SKILL.md --- dataset_evaluation
Skill Name
dataset_evaluation
Description
Evaluate a miner submission by performing two evaluation steps:
- Content Consistency Evaluation
- Structured Data Quality Evaluation
The evaluator receives 5 cleaned data samples, the structured JSON, and the dataset schema, then computes a final score for the miner.
Input
{
"cleaned_data_list": [
"cleaned_text_1",
"cleaned_text_2",
"cleaned_text_3",
"cleaned_text_4",
"cleaned_text_5"
],
"structured_data": {
"field1": "value",
"field2": "value"
},
"dataset_schema": {
"fields": [
{"name": "title", "type": "string", "required": true},
{"name": "author", "type": "string", "required": false},
{"name": "date", "type": "string", "required": false},
{"name": "url", "type": "string", "required": true}
]
}
}
Evaluation Procedure
Step 1 --- Content Consistency Evaluation (Weight 40%)

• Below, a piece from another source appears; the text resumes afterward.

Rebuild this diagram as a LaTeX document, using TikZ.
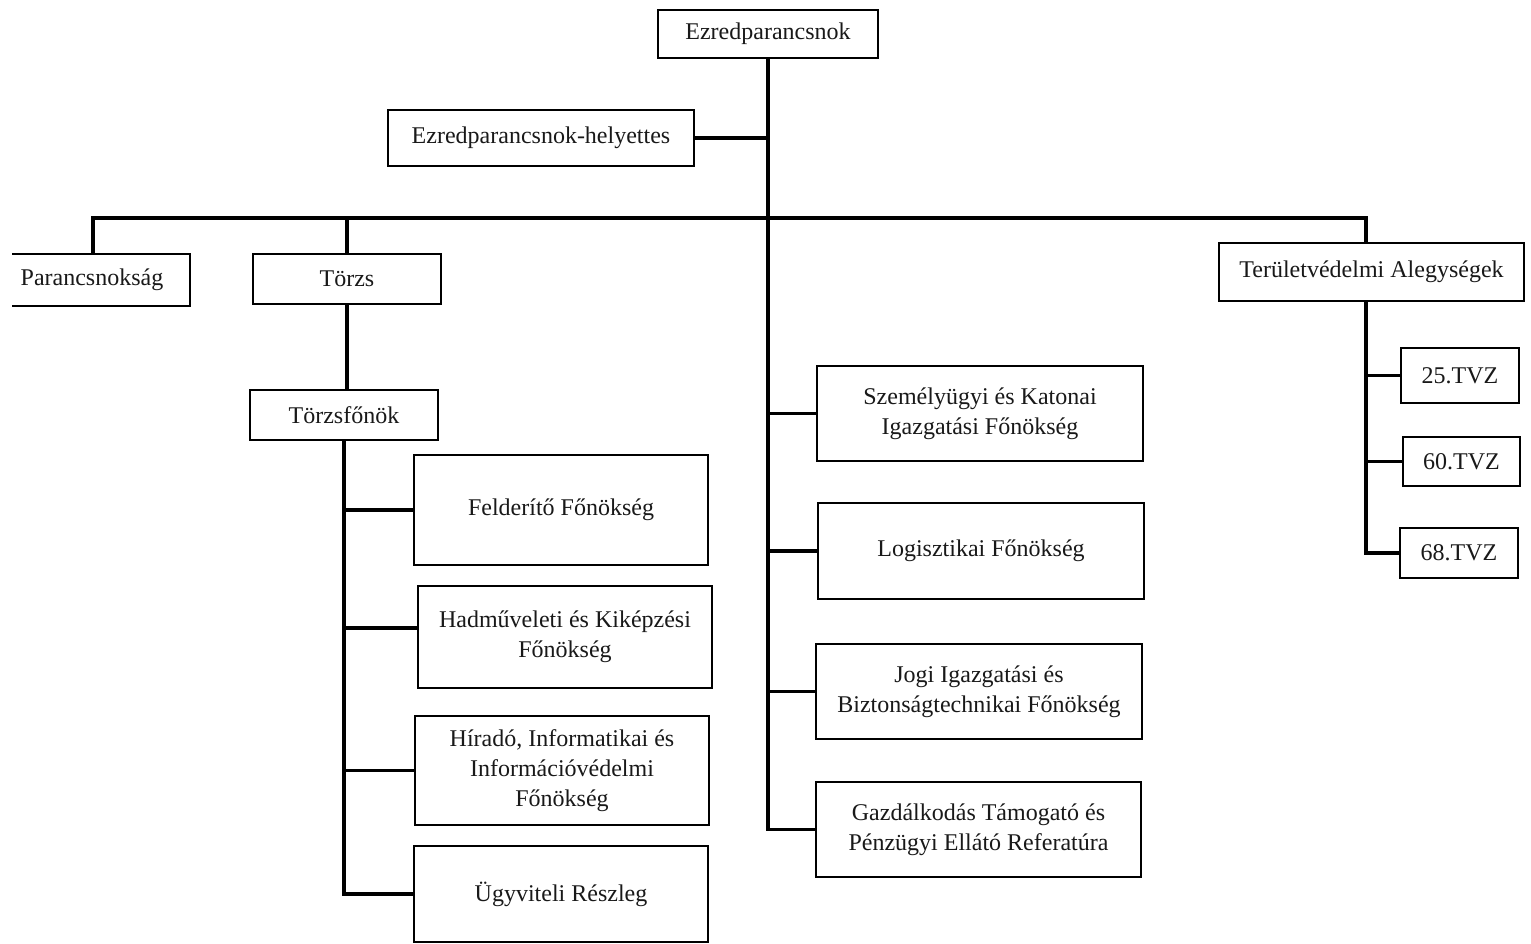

Goal: determine whether the 5 cleaned texts represent the same underlying content.
Method
- Normalize text
- remove HTML
- lowercase
- remove excessive whitespace
- Compute pairwise similarity across the 5 texts
Recommended metrics:
- cosine similarity (embedding based)
- OR Jaccard similarity
- Compute the average similarity score.
Output
content_consistency_score (0-100)
Suggested mapping:
avg_similarity >= 0.9 → 100
0.8 – 0.9 → 80 – 100
0.6 – 0.8 → 60 – 80
0.4 – 0.6 → 40 – 60
< 0.4 → < 40
Step 2 --- Structured Data Quality Evaluation (Weight 60%)
Using the verified cleaned content, evaluate the structured JSON.
Compute four sub-scores.
2.1 Field Completeness (30%)
Evaluate whether all required fields exist.
Formula:
completeness_score =
(# required fields present / total required fields) * 100
2.2 Value Accuracy (40%)
Evaluate whether each field value is consistent with the cleaned data.
Examples:
- title appears in cleaned text
- author name appears in text
- url matches source
Scoring guideline:
exact match → 100
partially correct → 60-80
inconsistent → <50
2.3 Type Correctness (15%)
Evaluate whether values match schema types.
Examples:
string
number
boolean
array
Formula:
type_score =
(# correct types / total fields) * 100
2.4 Information Sufficiency (15%)
Evaluate whether the structured data misses obvious information present in the cleaned text.
Example:
Cleaned text contains:
title
author
date
But structured JSON only includes:
title
Then deduct score.
Guideline:
complete extraction → 100
minor missing info → 70–90
major missing info → <60
Structuring Quality Score
structuring_quality_score =
completeness_score * 0.30
+ value_accuracy_score * 0.40
+ type_score * 0.15
+ information_sufficiency_score * 0.15
Range:
0 – 100
Step 3 --- Final Miner Score
miner_score =
content_consistency_score * 0.4
+ structuring_quality_score * 0.6
Range:
0 – 100
Output Format
The evaluator must return:
{
"content_consistency_score": 92,
"structuring_quality_score": 85,
"miner_score": 88.2,
"details": {
"completeness_score": 90,
"value_accuracy_score": 88,
"type_score": 100,
"information_sufficiency_score": 80
}
}
Evaluator Rules
The evaluator must follow these principles:
- Be deterministic and reproducible
- Base judgments only on provided inputs
- Avoid hallucination
- Penalize missing or inconsistent data
- Return scores strictly in the 0--100 range